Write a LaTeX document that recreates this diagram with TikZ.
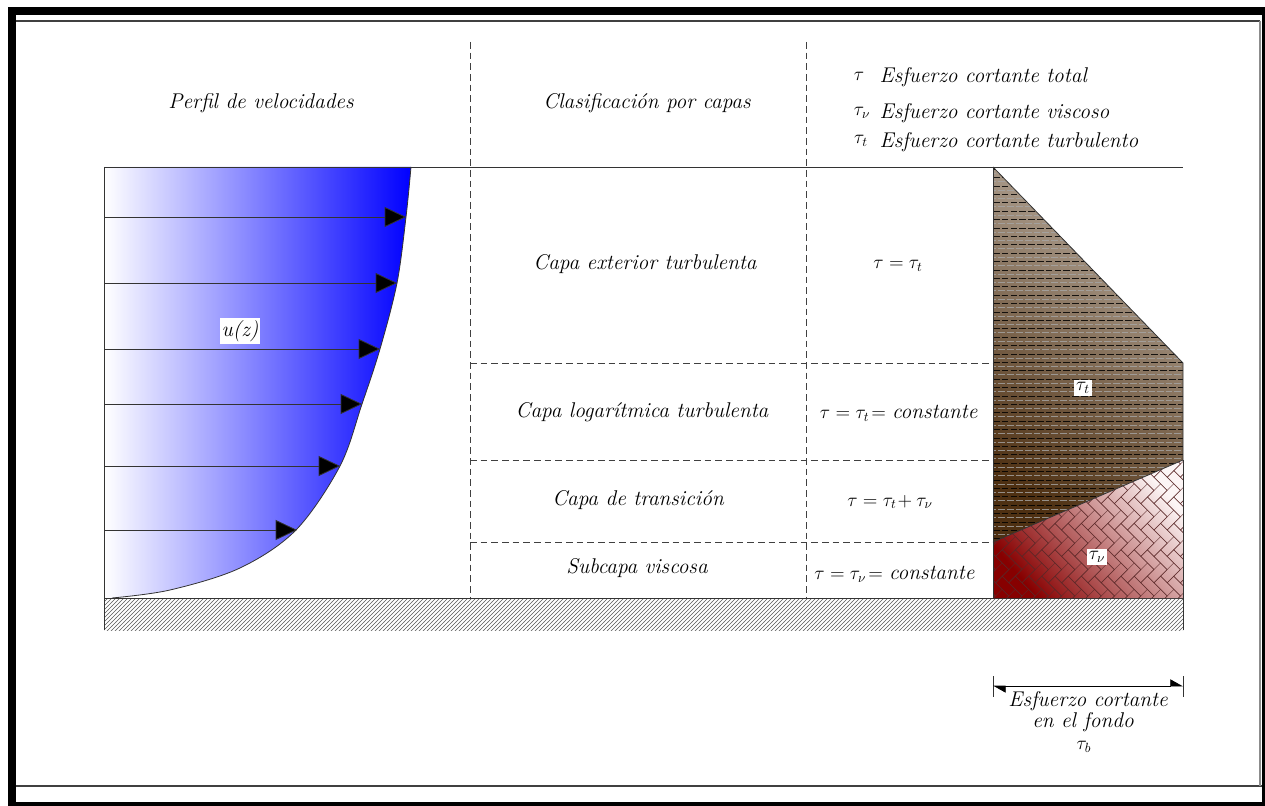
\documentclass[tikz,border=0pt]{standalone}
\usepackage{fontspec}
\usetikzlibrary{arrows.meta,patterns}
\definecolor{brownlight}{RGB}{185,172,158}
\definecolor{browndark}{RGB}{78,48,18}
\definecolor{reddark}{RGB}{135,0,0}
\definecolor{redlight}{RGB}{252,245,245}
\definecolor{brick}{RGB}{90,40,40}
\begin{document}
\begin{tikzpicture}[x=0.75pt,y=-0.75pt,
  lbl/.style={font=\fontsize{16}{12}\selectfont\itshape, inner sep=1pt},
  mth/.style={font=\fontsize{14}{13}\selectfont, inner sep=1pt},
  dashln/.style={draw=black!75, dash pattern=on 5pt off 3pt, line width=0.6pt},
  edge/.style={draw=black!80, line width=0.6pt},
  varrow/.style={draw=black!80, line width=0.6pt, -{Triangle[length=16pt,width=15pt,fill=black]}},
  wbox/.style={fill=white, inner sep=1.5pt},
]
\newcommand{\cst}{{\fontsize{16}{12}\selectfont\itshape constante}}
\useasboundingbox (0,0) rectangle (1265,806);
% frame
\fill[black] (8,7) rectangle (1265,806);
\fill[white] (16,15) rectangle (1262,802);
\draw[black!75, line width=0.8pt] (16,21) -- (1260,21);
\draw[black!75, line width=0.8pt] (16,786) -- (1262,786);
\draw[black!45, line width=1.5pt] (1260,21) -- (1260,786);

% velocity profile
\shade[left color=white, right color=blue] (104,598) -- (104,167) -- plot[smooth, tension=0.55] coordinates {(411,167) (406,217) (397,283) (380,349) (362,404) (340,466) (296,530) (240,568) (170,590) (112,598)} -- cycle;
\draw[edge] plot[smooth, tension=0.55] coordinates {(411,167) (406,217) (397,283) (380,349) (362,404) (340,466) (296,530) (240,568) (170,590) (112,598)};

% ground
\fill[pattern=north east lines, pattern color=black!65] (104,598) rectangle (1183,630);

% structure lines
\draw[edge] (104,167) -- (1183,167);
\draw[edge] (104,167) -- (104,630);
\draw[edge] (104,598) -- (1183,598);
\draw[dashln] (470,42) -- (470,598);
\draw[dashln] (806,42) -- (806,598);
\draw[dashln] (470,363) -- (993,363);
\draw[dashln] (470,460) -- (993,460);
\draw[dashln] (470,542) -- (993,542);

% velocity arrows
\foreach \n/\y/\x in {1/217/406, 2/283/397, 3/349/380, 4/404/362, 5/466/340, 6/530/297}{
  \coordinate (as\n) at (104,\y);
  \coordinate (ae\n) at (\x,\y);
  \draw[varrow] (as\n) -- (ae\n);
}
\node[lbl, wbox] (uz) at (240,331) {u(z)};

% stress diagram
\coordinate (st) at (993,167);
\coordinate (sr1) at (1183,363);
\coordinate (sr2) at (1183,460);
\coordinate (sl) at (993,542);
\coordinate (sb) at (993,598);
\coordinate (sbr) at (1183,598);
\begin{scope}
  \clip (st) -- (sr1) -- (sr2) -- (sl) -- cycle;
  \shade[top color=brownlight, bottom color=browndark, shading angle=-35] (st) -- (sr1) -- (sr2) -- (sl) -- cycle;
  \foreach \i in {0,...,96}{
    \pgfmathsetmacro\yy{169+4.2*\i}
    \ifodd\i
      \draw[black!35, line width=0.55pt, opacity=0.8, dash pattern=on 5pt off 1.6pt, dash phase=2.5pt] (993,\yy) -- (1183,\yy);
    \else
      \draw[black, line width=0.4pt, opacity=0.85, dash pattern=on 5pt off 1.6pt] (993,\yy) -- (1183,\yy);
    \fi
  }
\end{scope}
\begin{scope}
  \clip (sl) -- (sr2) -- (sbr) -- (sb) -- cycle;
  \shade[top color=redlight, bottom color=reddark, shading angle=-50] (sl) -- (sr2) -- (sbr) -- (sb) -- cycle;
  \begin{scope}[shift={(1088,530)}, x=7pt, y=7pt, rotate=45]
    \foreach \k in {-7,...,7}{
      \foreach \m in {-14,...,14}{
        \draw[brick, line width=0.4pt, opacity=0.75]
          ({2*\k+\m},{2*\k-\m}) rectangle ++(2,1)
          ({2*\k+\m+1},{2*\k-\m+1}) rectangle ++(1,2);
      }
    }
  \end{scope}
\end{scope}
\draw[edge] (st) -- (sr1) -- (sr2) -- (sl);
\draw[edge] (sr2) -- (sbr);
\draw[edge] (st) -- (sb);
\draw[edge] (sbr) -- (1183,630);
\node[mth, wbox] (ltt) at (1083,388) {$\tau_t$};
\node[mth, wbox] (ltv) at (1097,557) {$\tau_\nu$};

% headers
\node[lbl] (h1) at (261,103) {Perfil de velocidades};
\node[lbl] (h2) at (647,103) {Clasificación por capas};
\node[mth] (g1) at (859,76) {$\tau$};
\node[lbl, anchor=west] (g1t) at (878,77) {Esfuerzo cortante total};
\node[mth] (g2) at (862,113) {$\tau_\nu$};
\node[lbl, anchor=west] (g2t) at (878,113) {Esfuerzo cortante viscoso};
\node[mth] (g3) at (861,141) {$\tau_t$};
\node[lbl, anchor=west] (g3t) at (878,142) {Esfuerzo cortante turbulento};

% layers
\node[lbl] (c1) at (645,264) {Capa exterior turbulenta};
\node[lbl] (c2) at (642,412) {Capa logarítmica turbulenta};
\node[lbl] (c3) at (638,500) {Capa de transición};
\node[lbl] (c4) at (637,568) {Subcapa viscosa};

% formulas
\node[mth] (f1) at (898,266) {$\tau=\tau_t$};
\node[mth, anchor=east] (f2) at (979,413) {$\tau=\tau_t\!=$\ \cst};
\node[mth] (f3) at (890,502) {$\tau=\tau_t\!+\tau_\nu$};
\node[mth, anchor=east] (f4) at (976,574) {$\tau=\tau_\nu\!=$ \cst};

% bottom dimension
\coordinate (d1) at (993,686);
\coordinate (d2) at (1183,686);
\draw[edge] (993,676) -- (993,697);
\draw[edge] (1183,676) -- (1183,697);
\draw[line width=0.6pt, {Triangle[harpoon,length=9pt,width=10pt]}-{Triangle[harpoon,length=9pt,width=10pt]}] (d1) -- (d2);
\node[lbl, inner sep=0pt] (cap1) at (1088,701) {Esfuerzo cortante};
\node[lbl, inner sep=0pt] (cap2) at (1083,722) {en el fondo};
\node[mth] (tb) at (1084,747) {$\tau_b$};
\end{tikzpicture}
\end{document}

Problem - Return the full material word for word. Do not include the pictures.

In response -
Write a LaTeX document that recreates this diagram with TikZ.
\documentclass[tikz,border=0pt]{standalone}
\usepackage{fontspec}
\usetikzlibrary{arrows.meta,patterns}
\definecolor{brownlight}{RGB}{185,172,158}
\definecolor{browndark}{RGB}{78,48,18}
\definecolor{reddark}{RGB}{135,0,0}
\definecolor{redlight}{RGB}{252,245,245}
\definecolor{brick}{RGB}{90,40,40}
\begin{document}
\begin{tikzpicture}[x=0.75pt,y=-0.75pt,
  lbl/.style={font=\fontsize{16}{12}\selectfont\itshape, inner sep=1pt},
  mth/.style={font=\fontsize{14}{13}\selectfont, inner sep=1pt},
  dashln/.style={draw=black!75, dash pattern=on 5pt off 3pt, line width=0.6pt},
  edge/.style={draw=black!80, line width=0.6pt},
  varrow/.style={draw=black!80, line width=0.6pt, -{Triangle[length=16pt,width=15pt,fill=black]}},
  wbox/.style={fill=white, inner sep=1.5pt},
]
\newcommand{\cst}{{\fontsize{16}{12}\selectfont\itshape constante}}
\useasboundingbox (0,0) rectangle (1265,806);
% frame
\fill[black] (8,7) rectangle (1265,806);
\fill[white] (16,15) rectangle (1262,802);
\draw[black!75, line width=0.8pt] (16,21) -- (1260,21);
\draw[black!75, line width=0.8pt] (16,786) -- (1262,786);
\draw[black!45, line width=1.5pt] (1260,21) -- (1260,786);

% velocity profile
\shade[left color=white, right color=blue] (104,598) -- (104,167) -- plot[smooth, tension=0.55] coordinates {(411,167) (406,217) (397,283) (380,349) (362,404) (340,466) (296,530) (240,568) (170,590) (112,598)} -- cycle;
\draw[edge] plot[smooth, tension=0.55] coordinates {(411,167) (406,217) (397,283) (380,349) (362,404) (340,466) (296,530) (240,568) (170,590) (112,598)};

% ground
\fill[pattern=north east lines, pattern color=black!65] (104,598) rectangle (1183,630);

% structure lines
\draw[edge] (104,167) -- (1183,167);
\draw[edge] (104,167) -- (104,630);
\draw[edge] (104,598) -- (1183,598);
\draw[dashln] (470,42) -- (470,598);
\draw[dashln] (806,42) -- (806,598);
\draw[dashln] (470,363) -- (993,363);
\draw[dashln] (470,460) -- (993,460);
\draw[dashln] (470,542) -- (993,542);

% velocity arrows
\foreach \n/\y/\x in {1/217/406, 2/283/397, 3/349/380, 4/404/362, 5/466/340, 6/530/297}{
  \coordinate (as\n) at (104,\y);
  \coordinate (ae\n) at (\x,\y);
  \draw[varrow] (as\n) -- (ae\n);
}
\node[lbl, wbox] (uz) at (240,331) {u(z)};

% stress diagram
\coordinate (st) at (993,167);
\coordinate (sr1) at (1183,363);
\coordinate (sr2) at (1183,460);
\coordinate (sl) at (993,542);
\coordinate (sb) at (993,598);
\coordinate (sbr) at (1183,598);
\begin{scope}
  \clip (st) -- (sr1) -- (sr2) -- (sl) -- cycle;
  \shade[top color=brownlight, bottom color=browndark, shading angle=-35] (st) -- (sr1) -- (sr2) -- (sl) -- cycle;
  \foreach \i in {0,...,96}{
    \pgfmathsetmacro\yy{169+4.2*\i}
    \ifodd\i
      \draw[black!35, line width=0.55pt, opacity=0.8, dash pattern=on 5pt off 1.6pt, dash phase=2.5pt] (993,\yy) -- (1183,\yy);
    \else
      \draw[black, line width=0.4pt, opacity=0.85, dash pattern=on 5pt off 1.6pt] (993,\yy) -- (1183,\yy);
    \fi
  }
\end{scope}
\begin{scope}
  \clip (sl) -- (sr2) -- (sbr) -- (sb) -- cycle;
  \shade[top color=redlight, bottom color=reddark, shading angle=-50] (sl) -- (sr2) -- (sbr) -- (sb) -- cycle;
  \begin{scope}[shift={(1088,530)}, x=7pt, y=7pt, rotate=45]
    \foreach \k in {-7,...,7}{
      \foreach \m in {-14,...,14}{
        \draw[brick, line width=0.4pt, opacity=0.75]
          ({2*\k+\m},{2*\k-\m}) rectangle ++(2,1)
          ({2*\k+\m+1},{2*\k-\m+1}) rectangle ++(1,2);
      }
    }
  \end{scope}
\end{scope}
\draw[edge] (st) -- (sr1) -- (sr2) -- (sl);
\draw[edge] (sr2) -- (sbr);
\draw[edge] (st) -- (sb);
\draw[edge] (sbr) -- (1183,630);
\node[mth, wbox] (ltt) at (1083,388) {$\tau_t$};
\node[mth, wbox] (ltv) at (1097,557) {$\tau_\nu$};

% headers
\node[lbl] (h1) at (261,103) {Perfil de velocidades};
\node[lbl] (h2) at (647,103) {Clasificación por capas};
\node[mth] (g1) at (859,76) {$\tau$};
\node[lbl, anchor=west] (g1t) at (878,77) {Esfuerzo cortante total};
\node[mth] (g2) at (862,113) {$\tau_\nu$};
\node[lbl, anchor=west] (g2t) at (878,113) {Esfuerzo cortante viscoso};
\node[mth] (g3) at (861,141) {$\tau_t$};
\node[lbl, anchor=west] (g3t) at (878,142) {Esfuerzo cortante turbulento};

% layers
\node[lbl] (c1) at (645,264) {Capa exterior turbulenta};
\node[lbl] (c2) at (642,412) {Capa logarítmica turbulenta};
\node[lbl] (c3) at (638,500) {Capa de transición};
\node[lbl] (c4) at (637,568) {Subcapa viscosa};

% formulas
\node[mth] (f1) at (898,266) {$\tau=\tau_t$};
\node[mth, anchor=east] (f2) at (979,413) {$\tau=\tau_t\!=$\ \cst};
\node[mth] (f3) at (890,502) {$\tau=\tau_t\!+\tau_\nu$};
\node[mth, anchor=east] (f4) at (976,574) {$\tau=\tau_\nu\!=$ \cst};

% bottom dimension
\coordinate (d1) at (993,686);
\coordinate (d2) at (1183,686);
\draw[edge] (993,676) -- (993,697);
\draw[edge] (1183,676) -- (1183,697);
\draw[line width=0.6pt, {Triangle[harpoon,length=9pt,width=10pt]}-{Triangle[harpoon,length=9pt,width=10pt]}] (d1) -- (d2);
\node[lbl, inner sep=0pt] (cap1) at (1088,701) {Esfuerzo cortante};
\node[lbl, inner sep=0pt] (cap2) at (1083,722) {en el fondo};
\node[mth] (tb) at (1084,747) {$\tau_b$};
\end{tikzpicture}
\end{document}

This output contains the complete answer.